Copy the data exactly; pictures stay out of the copy.

────────

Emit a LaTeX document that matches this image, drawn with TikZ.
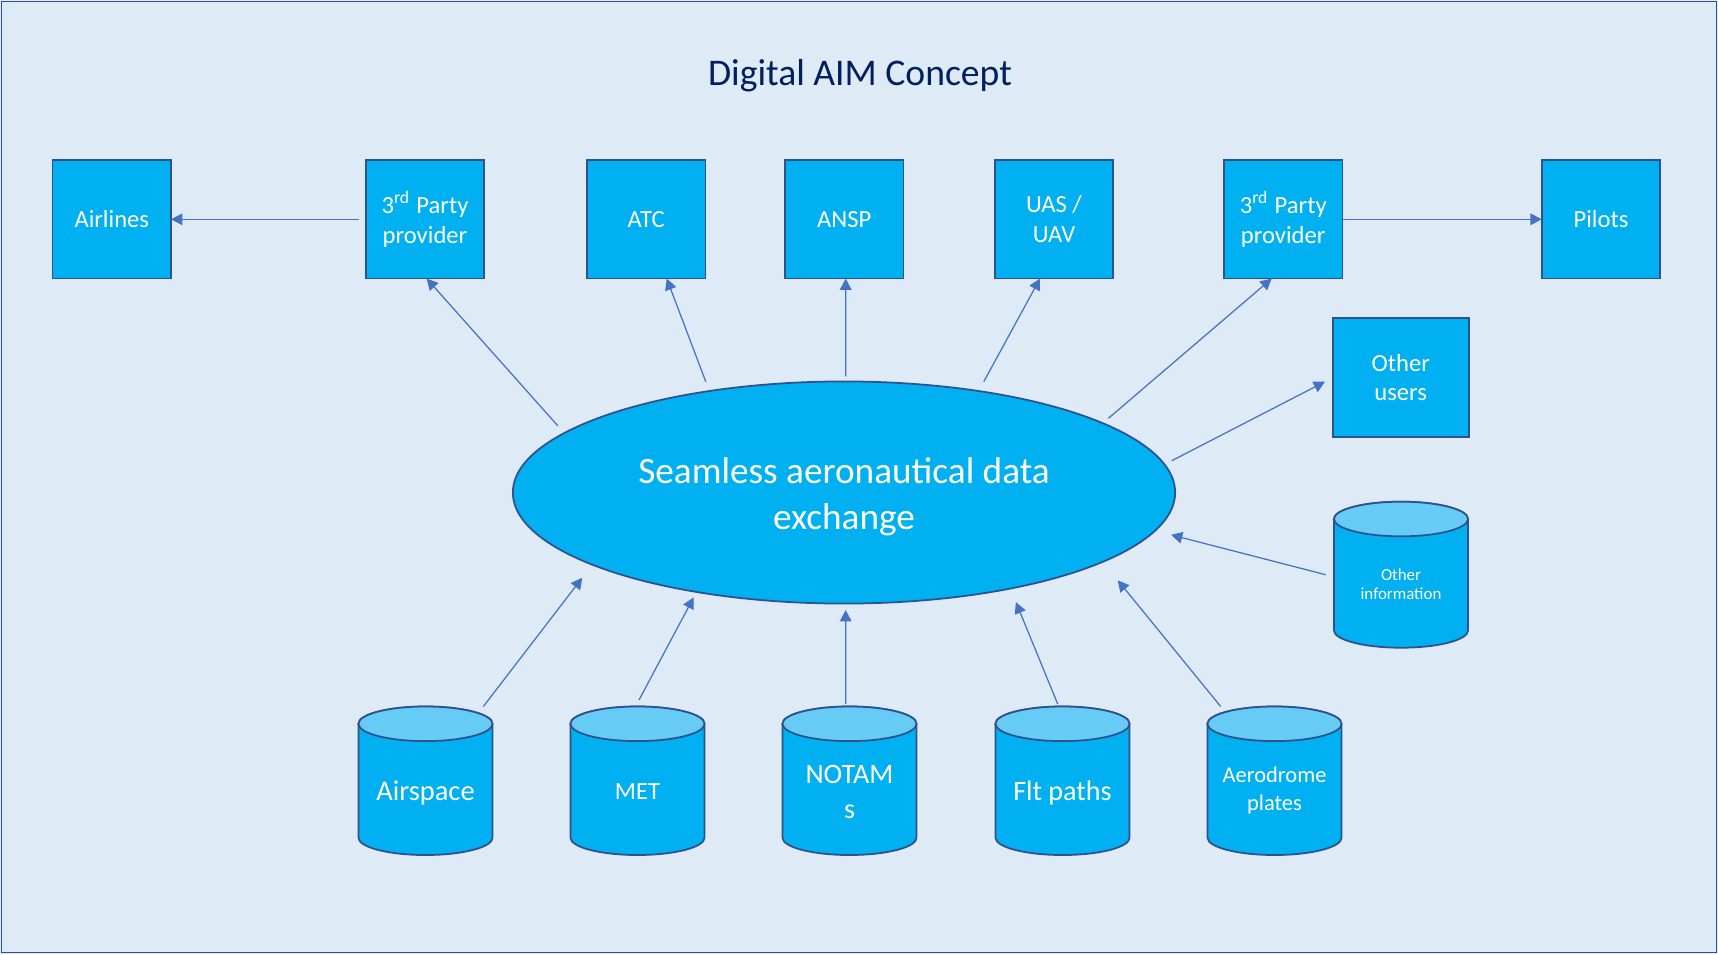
\documentclass[tikz,border=0pt]{standalone}
\usepackage{fontspec}
\setmainfont{Carlito}
\usetikzlibrary{arrows.meta,calc,shapes.geometric}
\definecolor{bgc}{HTML}{DEEBF7}
\definecolor{boxc}{HTML}{00B0F0}
\definecolor{bordc}{HTML}{2F528F}
\definecolor{topc}{HTML}{66CCF5}
\definecolor{arrc}{HTML}{4472C4}
\definecolor{titc}{HTML}{002060}
\tikzset{
  ubox/.style={rectangle, draw=bordc, fill=boxc, line width=0.5pt, minimum width=1.185cm, minimum height=1.185cm, inner sep=0pt, outer sep=0pt, text=white, align=center, font=\fontsize{7}{8.5}\selectfont},
  arr/.style={draw=arrc, line width=0.35pt, -{Triangle[length=3.2pt,width=3.3pt]}},
  cylnode/.style={rectangle, inner sep=0pt, outer sep=0pt, minimum width=1.34cm},
  cyltxt/.style={text=white, align=center, inner sep=0pt},
}
\newcommand{\dbcyl}[7]{%
  \path[fill=boxc, draw=bordc, line width=0.5pt] ({#2-67},{#3+17.3}) -- ({#2-67},{#4-17.3})
    arc[start angle=180,end angle=360,x radius=0.67cm,y radius=0.173cm] -- ({#2+67},{#3+17.3})
    arc[start angle=0,end angle=180,x radius=0.67cm,y radius=0.173cm] -- cycle;
  \draw[fill=topc, draw=bordc, line width=0.5pt] (#2,{#3+17.3}) ellipse[x radius=0.67cm, y radius=0.173cm];
  \node[cylnode, minimum height={(#4-#3)*0.01cm}] (#1) at (#2,{(#3+#4)/2}) {};
  \node[cyltxt, font={#6}] (#1-t) at (#2,#5) {#7};
}
\begin{document}
\begin{tikzpicture}[x=0.01cm,y=-0.01cm]
\useasboundingbox (0,0) rectangle (1718,954);
\fill[bgc] (0,0) rectangle (1718,954);
\draw[bordc, line width=0.5pt] (1.5,1.5) rectangle (1716.5,952.5);

\node[font=\fontsize{10.7}{13}\selectfont, text=titc, anchor=base, inner sep=0pt] (title) at (860,85) {Digital AIM Concept};

\node[ubox] (air) at (111.8,219.3) {Airlines};
\node[ubox] (p3l) at (425,219.3) {3\textsuperscript{rd} Party\\provider};
\node[ubox] (atc) at (646.2,219.3) {ATC};
\node[ubox] (ansp) at (844.3,219.3) {ANSP};
\node[ubox] (uas) at (1054,219.3) {UAS /\\UAV};
\node[ubox] (p3r) at (1283.2,219.3) {3\textsuperscript{rd} Party\\provider};
\node[ubox] (pil) at (1601,219.3) {Pilots};
\node[ubox, minimum width=1.36cm] (ou) at (1400.7,377.5) {Other\\users};

\node[ellipse, draw=bordc, fill=boxc, line width=0.5pt, minimum width=6.62cm, minimum height=2.22cm, inner sep=0pt, outer sep=0pt] (ell) at (844,492.5) {};
\node[text=white, align=center, inner sep=0pt, font=\fontsize{10.6}{13.2}\selectfont] (ell-t) at (844,497) {Seamless aeronautical data\\exchange};

\dbcyl{asp}{425.5}{706.5}{855}{793}{\fontsize{8.1}{10}\selectfont}{Airspace}
\dbcyl{met}{637.5}{706.5}{855}{792}{\fontsize{7}{8.5}\selectfont}{MET}
\dbcyl{ntm}{849.5}{706.5}{855}{792}{\fontsize{8}{10}\selectfont}{NOTAM\\s}
\dbcyl{flt}{1062.5}{706.5}{855}{793}{\fontsize{8}{10}\selectfont}{Flt paths}
\dbcyl{aer}{1274.5}{706.5}{855}{790.5}{\fontsize{6.4}{7.8}\selectfont}{Aerodrome\\plates}
\dbcyl{oth}{1401}{501.7}{647.7}{584}{\fontsize{4.8}{5.5}\selectfont}{Other\\information}

\draw[arr] ([xshift=-0.07cm]p3l.west) -- (air.east);
\draw[arr] (p3r.east) -- (pil.west);
\draw[arr, shorten <=0.097cm] (ell.168.7) -- ([xshift=0.017cm]p3l.south);
\draw[arr, shorten <=0.10cm] (ell.143) -- ([xshift=0.205cm]atc.south);
\draw[arr, shorten <=0.05cm] ([xshift=0.017cm]ell.north) -- ([xshift=0.014cm]ansp.south);
\draw[arr, shorten <=0.106cm] (ell.37.27) -- ([xshift=-0.14cm]uas.south);
\draw[arr, shorten <=0.075cm] (ell.15.63) -- ([xshift=-0.115cm]p3r.south);
\draw[arr, shorten <=0.081cm] (ell.5.98) -- ([xshift=-0.077cm,yshift=-0.042cm]ou.west);
\draw[arr, shorten >=0.166cm] ([xshift=-0.083cm]oth.west) -- (ell.353.36);
\draw[arr, shorten >=0.165cm] ([xshift=0.578cm]asp.north) -- (ell.196.58);
\draw[arr, shorten >=0.061cm] ([xshift=0.015cm,yshift=0.065cm]met.north) -- (ell.214.7);
\draw[arr, shorten >=0.065cm] ([xshift=-0.038cm,yshift=0.025cm]ntm.north) -- ([xshift=0.017cm]ell.south);
\draw[arr, shorten >=0.147cm] ([xshift=-0.048cm,yshift=0.025cm]flt.north) -- (ell.330.56);
\draw[arr, shorten >=0.238cm] ([xshift=-0.538cm]aer.north) -- (ell.345.12);
\end{tikzpicture}
\end{document}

────────

§ Reply to the exercise:
Emit a LaTeX document that matches this image, drawn with TikZ.
\documentclass[tikz,border=0pt]{standalone}
\usepackage{fontspec}
\setmainfont{Carlito}
\usetikzlibrary{arrows.meta,calc,shapes.geometric}
\definecolor{bgc}{HTML}{DEEBF7}
\definecolor{boxc}{HTML}{00B0F0}
\definecolor{bordc}{HTML}{2F528F}
\definecolor{topc}{HTML}{66CCF5}
\definecolor{arrc}{HTML}{4472C4}
\definecolor{titc}{HTML}{002060}
\tikzset{
  ubox/.style={rectangle, draw=bordc, fill=boxc, line width=0.5pt, minimum width=1.185cm, minimum height=1.185cm, inner sep=0pt, outer sep=0pt, text=white, align=center, font=\fontsize{7}{8.5}\selectfont},
  arr/.style={draw=arrc, line width=0.35pt, -{Triangle[length=3.2pt,width=3.3pt]}},
  cylnode/.style={rectangle, inner sep=0pt, outer sep=0pt, minimum width=1.34cm},
  cyltxt/.style={text=white, align=center, inner sep=0pt},
}
\newcommand{\dbcyl}[7]{%
  \path[fill=boxc, draw=bordc, line width=0.5pt] ({#2-67},{#3+17.3}) -- ({#2-67},{#4-17.3})
    arc[start angle=180,end angle=360,x radius=0.67cm,y radius=0.173cm] -- ({#2+67},{#3+17.3})
    arc[start angle=0,end angle=180,x radius=0.67cm,y radius=0.173cm] -- cycle;
  \draw[fill=topc, draw=bordc, line width=0.5pt] (#2,{#3+17.3}) ellipse[x radius=0.67cm, y radius=0.173cm];
  \node[cylnode, minimum height={(#4-#3)*0.01cm}] (#1) at (#2,{(#3+#4)/2}) {};
  \node[cyltxt, font={#6}] (#1-t) at (#2,#5) {#7};
}
\begin{document}
\begin{tikzpicture}[x=0.01cm,y=-0.01cm]
\useasboundingbox (0,0) rectangle (1718,954);
\fill[bgc] (0,0) rectangle (1718,954);
\draw[bordc, line width=0.5pt] (1.5,1.5) rectangle (1716.5,952.5);

\node[font=\fontsize{10.7}{13}\selectfont, text=titc, anchor=base, inner sep=0pt] (title) at (860,85) {Digital AIM Concept};

\node[ubox] (air) at (111.8,219.3) {Airlines};
\node[ubox] (p3l) at (425,219.3) {3\textsuperscript{rd} Party\\provider};
\node[ubox] (atc) at (646.2,219.3) {ATC};
\node[ubox] (ansp) at (844.3,219.3) {ANSP};
\node[ubox] (uas) at (1054,219.3) {UAS /\\UAV};
\node[ubox] (p3r) at (1283.2,219.3) {3\textsuperscript{rd} Party\\provider};
\node[ubox] (pil) at (1601,219.3) {Pilots};
\node[ubox, minimum width=1.36cm] (ou) at (1400.7,377.5) {Other\\users};

\node[ellipse, draw=bordc, fill=boxc, line width=0.5pt, minimum width=6.62cm, minimum height=2.22cm, inner sep=0pt, outer sep=0pt] (ell) at (844,492.5) {};
\node[text=white, align=center, inner sep=0pt, font=\fontsize{10.6}{13.2}\selectfont] (ell-t) at (844,497) {Seamless aeronautical data\\exchange};

\dbcyl{asp}{425.5}{706.5}{855}{793}{\fontsize{8.1}{10}\selectfont}{Airspace}
\dbcyl{met}{637.5}{706.5}{855}{792}{\fontsize{7}{8.5}\selectfont}{MET}
\dbcyl{ntm}{849.5}{706.5}{855}{792}{\fontsize{8}{10}\selectfont}{NOTAM\\s}
\dbcyl{flt}{1062.5}{706.5}{855}{793}{\fontsize{8}{10}\selectfont}{Flt paths}
\dbcyl{aer}{1274.5}{706.5}{855}{790.5}{\fontsize{6.4}{7.8}\selectfont}{Aerodrome\\plates}
\dbcyl{oth}{1401}{501.7}{647.7}{584}{\fontsize{4.8}{5.5}\selectfont}{Other\\information}

\draw[arr] ([xshift=-0.07cm]p3l.west) -- (air.east);
\draw[arr] (p3r.east) -- (pil.west);
\draw[arr, shorten <=0.097cm] (ell.168.7) -- ([xshift=0.017cm]p3l.south);
\draw[arr, shorten <=0.10cm] (ell.143) -- ([xshift=0.205cm]atc.south);
\draw[arr, shorten <=0.05cm] ([xshift=0.017cm]ell.north) -- ([xshift=0.014cm]ansp.south);
\draw[arr, shorten <=0.106cm] (ell.37.27) -- ([xshift=-0.14cm]uas.south);
\draw[arr, shorten <=0.075cm] (ell.15.63) -- ([xshift=-0.115cm]p3r.south);
\draw[arr, shorten <=0.081cm] (ell.5.98) -- ([xshift=-0.077cm,yshift=-0.042cm]ou.west);
\draw[arr, shorten >=0.166cm] ([xshift=-0.083cm]oth.west) -- (ell.353.36);
\draw[arr, shorten >=0.165cm] ([xshift=0.578cm]asp.north) -- (ell.196.58);
\draw[arr, shorten >=0.061cm] ([xshift=0.015cm,yshift=0.065cm]met.north) -- (ell.214.7);
\draw[arr, shorten >=0.065cm] ([xshift=-0.038cm,yshift=0.025cm]ntm.north) -- ([xshift=0.017cm]ell.south);
\draw[arr, shorten >=0.147cm] ([xshift=-0.048cm,yshift=0.025cm]flt.north) -- (ell.330.56);
\draw[arr, shorten >=0.238cm] ([xshift=-0.538cm]aer.north) -- (ell.345.12);
\end{tikzpicture}
\end{document}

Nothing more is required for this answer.